Rhys: It was also the first album we produced professionally in a studio, better equipment and production and led to us going up a level I guess. We then tried to keep that standard going and I think our type of production standards we kept have been pretty good.

Was that when FLA became a full time job for you?
Rhys: Yes definitely around that album, in 89 was when it started and 91 was when it definitely kicked in. As that tour really kicked it up a notch, the following tour after that went even better, sold more records, and everything became a professional around that time.

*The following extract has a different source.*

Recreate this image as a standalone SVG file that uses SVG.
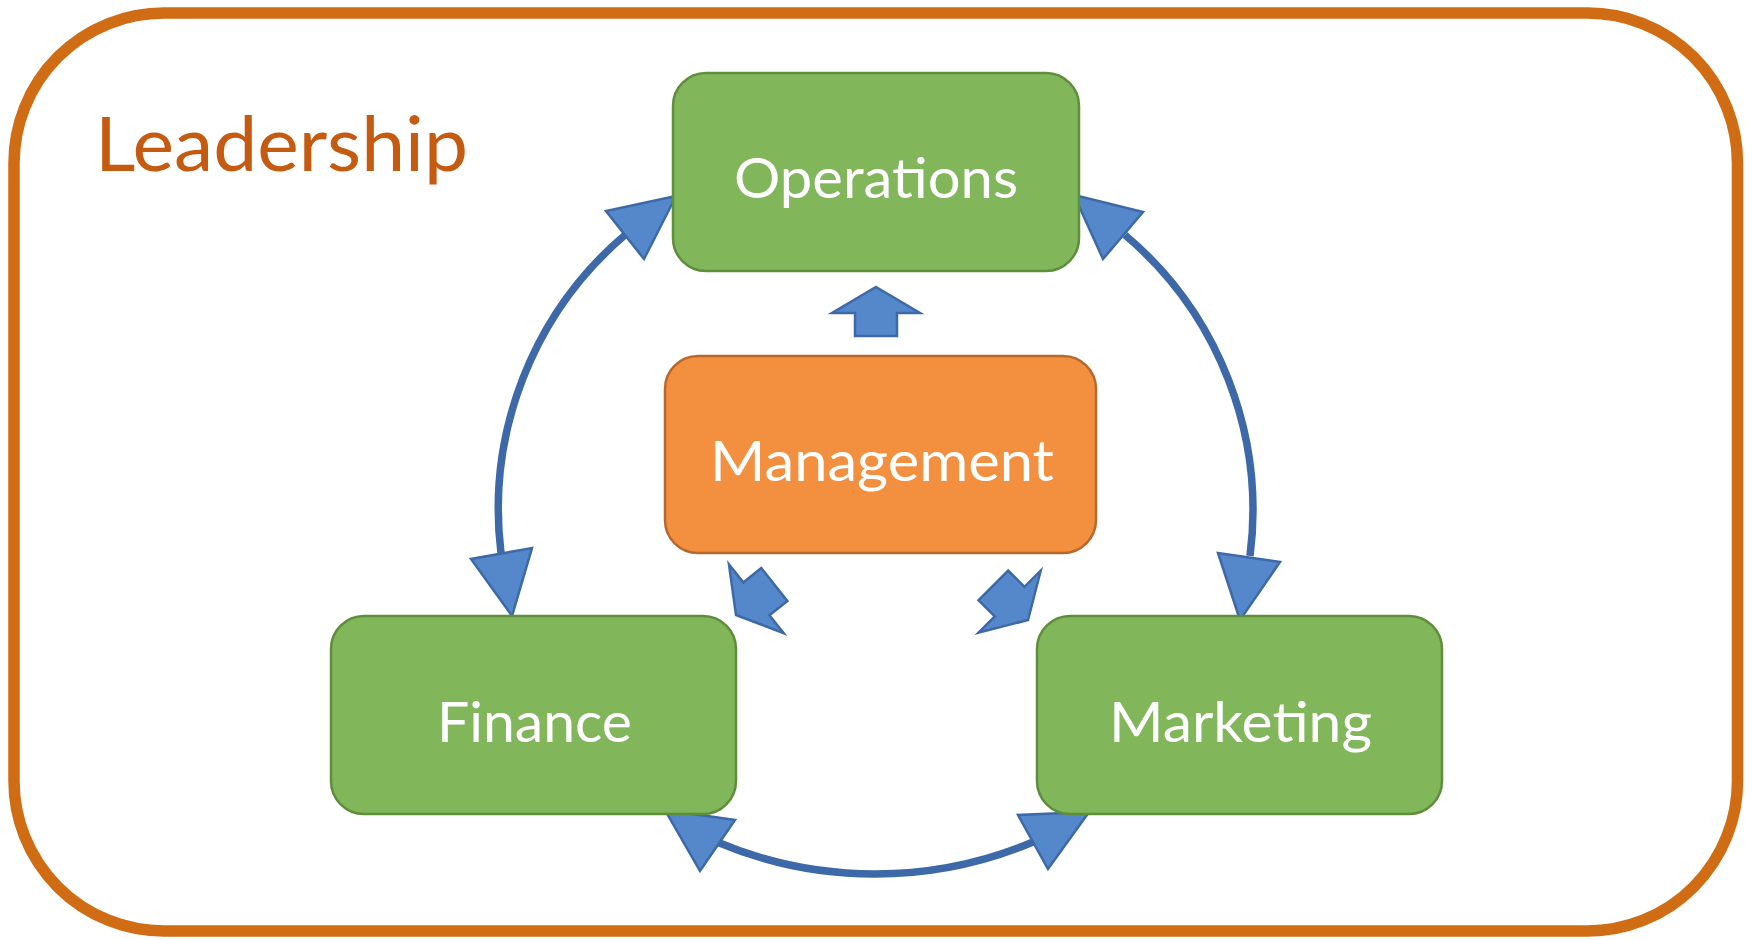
<svg xmlns="http://www.w3.org/2000/svg" width="1753" height="940" viewBox="0 0 1753 940">
  <style>
    .frame { fill: #FFFFFF; stroke: #D06C14; stroke-width: 11.5; }
    .title { font-family: Lato, "Liberation Sans", sans-serif; font-size: 75px; fill: #C55A11; }
    .green { fill: #82B65A; stroke: #5E8E3A; stroke-width: 2.5; }
    .orange { fill: #F2903F; stroke: #B8682C; stroke-width: 2.5; }
    .label { font-family: Lato, "Liberation Sans", sans-serif; font-size: 57px; fill: #FFFFFF; text-anchor: middle; }
    .link { fill: none; stroke: #3D69A8; stroke-width: 7.5; }
    .head { fill: #5587CB; stroke: #3D69A8; stroke-width: 2.5; stroke-linejoin: miter; }
    .block { fill: #5587CB; stroke: #3D69A8; stroke-width: 2.5; }
  </style>
  <defs>
    <!-- block arrow pointing up, tip at origin -->
    <polygon id="blockArrow" points="0,0 44,26 21,26 21,49 -21,49 -21,26 -44,26"/>
  </defs>

  <rect x="0" y="0" width="1753" height="940" fill="#FFFFFF"/>

  <!-- outer frame -->
  <g id="leadership">
    <rect class="frame" x="14" y="13" width="1723.5" height="918" rx="150" ry="150"/>
    <text class="title" x="95" y="171" textLength="373" lengthAdjust="spacingAndGlyphs">Leadership</text>
  </g>

  <!-- connectors -->
  <g id="connectors">
    <path class="link" d="M 625 235 A 360 360 0 0 0 501 553"/>
    <path class="link" d="M 1125 235 A 360 360 0 0 1 1250 556"/>
    <path class="link" d="M 717 842 A 406 406 0 0 0 1033 842"/>

    <polygon class="head" points="676,196 606,211 644,259"/>
    <polygon class="head" points="512,616 471,559 532,548"/>
    <polygon class="head" points="1074,195 1143,212 1103,259"/>
    <polygon class="head" points="1240,620 1218,553 1280,562"/>
    <polygon class="head" points="665,810 735,820 700,871"/>
    <polygon class="head" points="1089,812 1018,815 1048,869"/>

    <use href="#blockArrow" class="block" transform="translate(876,287)"/>
    <use href="#blockArrow" class="block" transform="translate(736,615) rotate(-128.5)"/>
    <use href="#blockArrow" class="block" transform="translate(1028,620) rotate(135)"/>
  </g>

  <g id="operations">
    <rect class="green" x="673" y="73" width="406" height="198" rx="33" ry="33"/>
    <text class="label" x="876" y="198" textLength="284" lengthAdjust="spacingAndGlyphs">Operations</text>
  </g>

  <g id="management">
    <rect class="orange" x="665" y="356" width="431" height="197" rx="33" ry="33"/>
    <text class="label" x="882" y="481" textLength="344" lengthAdjust="spacingAndGlyphs">Management</text>
  </g>

  <g id="finance">
    <rect class="green" x="331" y="616" width="405" height="198" rx="33" ry="33"/>
    <text class="label" x="534.5" y="742" textLength="195" lengthAdjust="spacingAndGlyphs">Finance</text>
  </g>

  <g id="marketing">
    <rect class="green" x="1037" y="616" width="405" height="198" rx="33" ry="33"/>
    <text class="label" x="1240.5" y="742" textLength="263" lengthAdjust="spacingAndGlyphs">Marketing</text>
  </g>
</svg>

So fast forwarding to your most recent album that has been out over a year, through what FLA has evolved to, what was the purpose of this album? Was it just to release another CD?
Bill: That’s a hard question to ask, in a number of ways when having to look from where we were to now... Like we’ve been touring for over five years, when we were with ‘Road-Runner Records’ that was definitely our metal phase and so I think it has always been a continuous journey. For instance, here we have all these brand new members, and now we’re talking about another album. With FLA I think one of the great things about it is the open-door policy that all the band members have the option of coming back and doing some stuff if they wanted to and try not to burn any bridges. So people can take time out to spend time with their family, or kick their drug habits, so the band keeps moving forward. Chris Peterson was still part of that record and he bowed down to create ‘Unit 187’ and ‘Left Spine down’, he might show up again one day, you never know when the hate simmers down (laughs). Vancouver is a little hole that gets incestuous with trash talk is the bottom line!

Would you say you’re more American established?
Bill: No, we just played ‘Etropolis’ a few days ago in Berlin, the energy that those people had for our set from start to finish was immense and we also played in Prague before this gig. Compared to America there isn’t the same kind of feeling. They have ‘Kinetik’ Festival, but it doesn’t hold a candle to ‘E-Tropolis’, the festivals feel spoon fed compared to the European ones, as over here people like what they like and it’s more of a culture here. America is all about being on the band wagon, all the time.

With the way that studio contribution is going do you feel that technology had helped band members contribute more?
Rhys: Well yes, it’s very rare that we would all be in the studio together, so someone can do a piece and then send it over and they get worked in. A lot of the times it’s better to have a few people together to look at the main bits. I had ‘Chat’ (rapper) in the studio, though he was trouble the whole time, putting his feet up on the expensive coffee table. Though at least having two of the main people is a good way of sorting it, but the other bits and pieces it’s just much easier to send them over the web.
Bill: It’s funny being interviewed now, running through 25 years you’ve done it and you want to prove yourself at the beginning with interviews. It’s kind of sad as it’s all kind of been done.

So do you have stuff already thought out for a new Record?
Bill: I think I would like to do one more record, something simple and next thing you know, your back doing something else.

What would your ‘Enjoy the little things be?’
Bill: Well if you’re talking about Zombie land, I think I would go to galleries and steal all the art!